Ash-gray sky and an inversion layer making it sound as if the highway runs straight through the hollow. Above the din, a titmouse keens.
February 2018
February 13, 2018
A soft, cloud-filtered sunlight makes the white hillside glow rather than gleam. The rime-lined creek is still loud from yesterday’s thaw.
February 12, 2018
Two clouds cross, a high one going north and a low one going south—a sight so odd it feels like an omen, until the song sparrow sings.
February 11, 2018
An ostinato of dripping on the porch roof. The fog advances, retreats. Somewhere a deer snorts. Drenched squirrels bound over the slush.
February 10, 2018
Two degrees above freezing and I feel over-dressed. Icicles drop from the eaves. A Carolina wren sings his “tea kettle” song in a minor key.
February 9, 2018
Steady, fine snow—the kind that means business. A rabbit dashes across the springhouse yard and disappears into the crown of a fallen tree.
February 8, 2018
Mesmerized by the snow, after a while I forget that that steady twittering isn’t the sound the flakes make as they fall. It’s just juncos.
February 7, 2018
Steady sleet. A squirrel bores into the frozen earth to retrieve a black walnut, then schleps the battered, lumpy thing into the treetops.
February 6, 2018
The roadside scraped bare by the plow draws all the juncos, foraging and chittering.

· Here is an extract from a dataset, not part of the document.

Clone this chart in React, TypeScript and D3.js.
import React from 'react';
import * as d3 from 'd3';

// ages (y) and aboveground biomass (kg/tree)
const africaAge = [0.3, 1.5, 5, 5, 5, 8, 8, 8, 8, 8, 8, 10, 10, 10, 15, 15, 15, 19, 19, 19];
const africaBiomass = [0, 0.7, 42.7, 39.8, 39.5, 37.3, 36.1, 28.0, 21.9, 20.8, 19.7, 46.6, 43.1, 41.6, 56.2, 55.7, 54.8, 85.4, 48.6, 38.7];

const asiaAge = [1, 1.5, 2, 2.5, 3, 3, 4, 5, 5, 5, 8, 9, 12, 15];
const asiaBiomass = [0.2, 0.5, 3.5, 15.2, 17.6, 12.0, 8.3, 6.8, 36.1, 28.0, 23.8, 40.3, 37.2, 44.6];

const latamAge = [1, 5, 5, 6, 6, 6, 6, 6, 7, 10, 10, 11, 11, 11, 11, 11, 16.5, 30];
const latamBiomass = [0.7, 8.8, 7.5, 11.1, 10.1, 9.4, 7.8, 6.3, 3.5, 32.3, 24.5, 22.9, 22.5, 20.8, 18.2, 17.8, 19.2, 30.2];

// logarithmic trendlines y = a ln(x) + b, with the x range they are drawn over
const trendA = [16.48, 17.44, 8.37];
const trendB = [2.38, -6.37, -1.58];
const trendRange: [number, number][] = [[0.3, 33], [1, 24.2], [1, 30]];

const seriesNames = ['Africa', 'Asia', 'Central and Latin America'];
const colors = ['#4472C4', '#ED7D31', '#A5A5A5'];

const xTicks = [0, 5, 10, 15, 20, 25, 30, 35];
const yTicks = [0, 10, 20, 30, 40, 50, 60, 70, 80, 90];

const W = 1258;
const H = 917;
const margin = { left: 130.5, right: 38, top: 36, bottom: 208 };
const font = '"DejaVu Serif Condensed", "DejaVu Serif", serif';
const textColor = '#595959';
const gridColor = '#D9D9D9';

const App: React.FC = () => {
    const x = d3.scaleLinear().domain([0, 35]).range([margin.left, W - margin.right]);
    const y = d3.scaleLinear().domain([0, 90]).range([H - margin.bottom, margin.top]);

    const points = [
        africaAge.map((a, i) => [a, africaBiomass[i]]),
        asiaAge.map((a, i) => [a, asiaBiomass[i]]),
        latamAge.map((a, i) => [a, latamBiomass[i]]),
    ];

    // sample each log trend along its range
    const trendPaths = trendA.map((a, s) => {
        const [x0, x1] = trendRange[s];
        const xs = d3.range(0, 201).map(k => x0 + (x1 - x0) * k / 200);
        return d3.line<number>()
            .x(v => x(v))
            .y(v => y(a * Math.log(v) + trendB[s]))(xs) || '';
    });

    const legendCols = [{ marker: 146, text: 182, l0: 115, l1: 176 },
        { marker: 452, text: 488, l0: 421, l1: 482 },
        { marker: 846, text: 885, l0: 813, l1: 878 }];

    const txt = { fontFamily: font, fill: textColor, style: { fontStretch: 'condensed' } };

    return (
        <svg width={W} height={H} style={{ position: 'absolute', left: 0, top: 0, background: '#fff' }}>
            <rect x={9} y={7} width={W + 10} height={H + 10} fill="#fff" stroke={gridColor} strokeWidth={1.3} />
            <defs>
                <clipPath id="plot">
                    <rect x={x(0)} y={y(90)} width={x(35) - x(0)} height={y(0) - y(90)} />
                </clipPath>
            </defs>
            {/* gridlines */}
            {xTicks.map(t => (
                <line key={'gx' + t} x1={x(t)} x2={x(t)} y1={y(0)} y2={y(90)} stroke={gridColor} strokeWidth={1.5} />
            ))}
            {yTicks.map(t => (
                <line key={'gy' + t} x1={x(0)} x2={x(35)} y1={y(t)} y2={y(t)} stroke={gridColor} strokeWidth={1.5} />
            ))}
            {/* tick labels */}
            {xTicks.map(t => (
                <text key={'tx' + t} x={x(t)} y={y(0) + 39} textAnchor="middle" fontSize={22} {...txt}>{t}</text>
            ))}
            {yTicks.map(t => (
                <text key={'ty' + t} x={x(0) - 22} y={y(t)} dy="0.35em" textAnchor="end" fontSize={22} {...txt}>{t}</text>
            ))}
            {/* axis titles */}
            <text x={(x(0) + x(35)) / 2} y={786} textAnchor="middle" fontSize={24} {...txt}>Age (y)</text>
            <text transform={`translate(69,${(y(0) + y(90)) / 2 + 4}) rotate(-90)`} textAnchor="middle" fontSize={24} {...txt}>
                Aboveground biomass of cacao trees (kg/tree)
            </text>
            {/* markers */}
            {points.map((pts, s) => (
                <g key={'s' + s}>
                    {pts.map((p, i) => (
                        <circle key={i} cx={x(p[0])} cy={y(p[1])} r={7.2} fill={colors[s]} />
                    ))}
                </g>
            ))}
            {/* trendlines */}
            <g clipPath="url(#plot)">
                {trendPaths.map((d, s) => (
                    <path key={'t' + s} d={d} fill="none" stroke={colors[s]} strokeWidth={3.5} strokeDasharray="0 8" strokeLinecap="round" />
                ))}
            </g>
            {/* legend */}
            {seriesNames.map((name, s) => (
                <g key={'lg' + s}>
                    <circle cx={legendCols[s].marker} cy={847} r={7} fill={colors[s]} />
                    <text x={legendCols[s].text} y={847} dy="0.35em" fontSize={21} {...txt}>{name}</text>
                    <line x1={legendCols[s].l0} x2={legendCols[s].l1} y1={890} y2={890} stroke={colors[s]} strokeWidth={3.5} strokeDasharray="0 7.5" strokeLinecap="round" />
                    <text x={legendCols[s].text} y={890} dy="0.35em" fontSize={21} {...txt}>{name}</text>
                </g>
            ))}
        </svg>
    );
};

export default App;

A house finch lands on a spandrel and glares at me.
February 5, 2018
The strong sun turns snow cascading from branches into gauze. In the deep blue sky, a distant jet, and the harsh, wild cries of a raven.
February 4, 2018
Fine snow settling over everything. From up in the woods, strange, high-pitched cries. Two crows fly off. The snow thickens.
February 3, 2018
Silence broken only by the wind for many minutes, until the fire alarm goes off in town: once, twice, three times rising from moan to wail.
February 2, 2018
The monotonous chant of a tufted titmouse. Clouds move in and seed the wind with small, round snowflakes, giving it another way to bite.
February 1, 2018
A few degrees above freezing; the ground’s thin coat of snow already looks mangy. I spot a tiny fly walking purposefully across the porch.